Murder in time / Julie McElwain 510 pgs.

I was suckered into reading this because Overdrive featured it in their "Big Read" recommendation box.  I should have known better just by looking at the cover.  I'm not one who enjoys romance or time travel very much and I can overlook a lot of gaping plot holes if the story is good.  Unfortunately, this one just isn't very good.  Kendra Donovan is a brilliant AND beautiful F.B.I. agent who is a rising star.  She participates in a raid that goes bad and almost dies.  She rehabs and can't focus on anything but revenge.  As she plots the demise of the person she deems responsible, she stumbles into a wormhole and is transported back to 1815.  Needless to say, she doesn't fit in there particularly well but manages to stumble onto a series of murders she decides is the work of a serial killer.
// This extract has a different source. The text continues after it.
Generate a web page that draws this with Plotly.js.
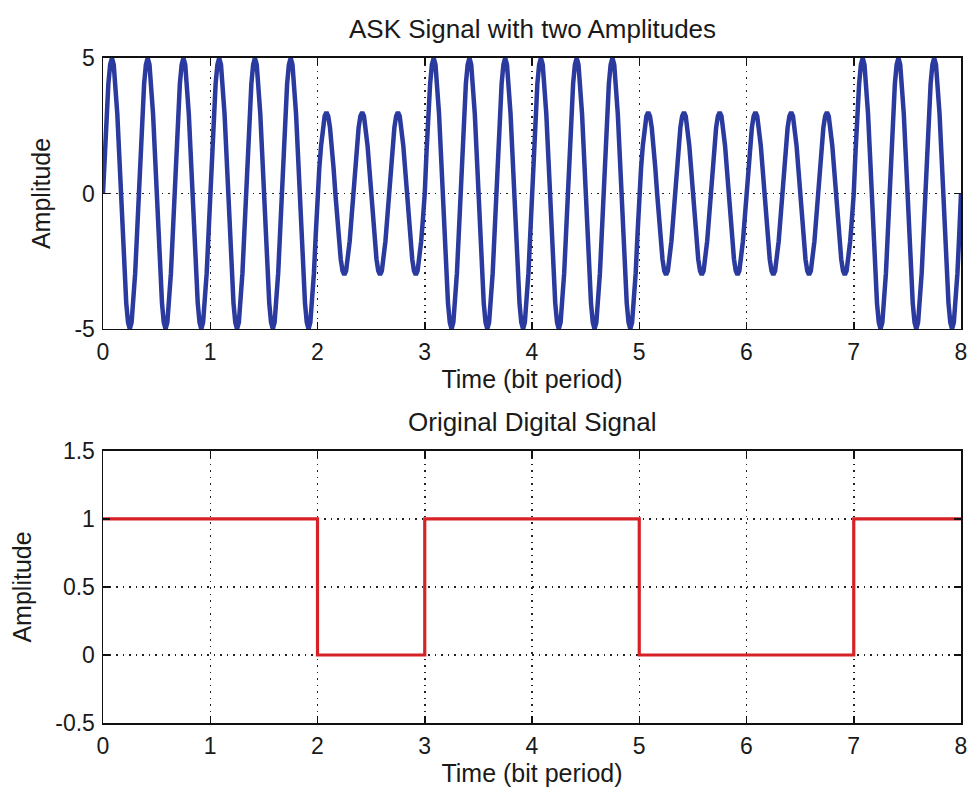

Even though she is a hardcore and solitary agent in her "real" life, now, in the past wearing 1815 garb, she falls for a guy who falls equally hard for her.  Intersperse a bunch of killing and you pretty much have the story.  The plot holes are enormous even if you are ok with time travel, etc. The fact that Kendra does not alter her way of speaking or vocabulary at all is incomprehensible.  She, of course, is also a outlier to the way women behave in 1815 which results in a few "Well I never" comments instead of being totally ostracized is also a tad hard to believe.  Although she is a brilliant and tough F.B.I. agent, she is often unprepared for obvious results of her interrogations, etc. (and who, pray tell would EVER allow themselves to be questioned by her in 1815?).  Maybe I'm just cranky but I should have gone with my early instincts and stopped reading this early on when I realized this story is NOT for me.

1 comment:

  1. This sounds like a really crappy attempt to glom onto the Outlander mania. Except Outlander's, you know, GOOD.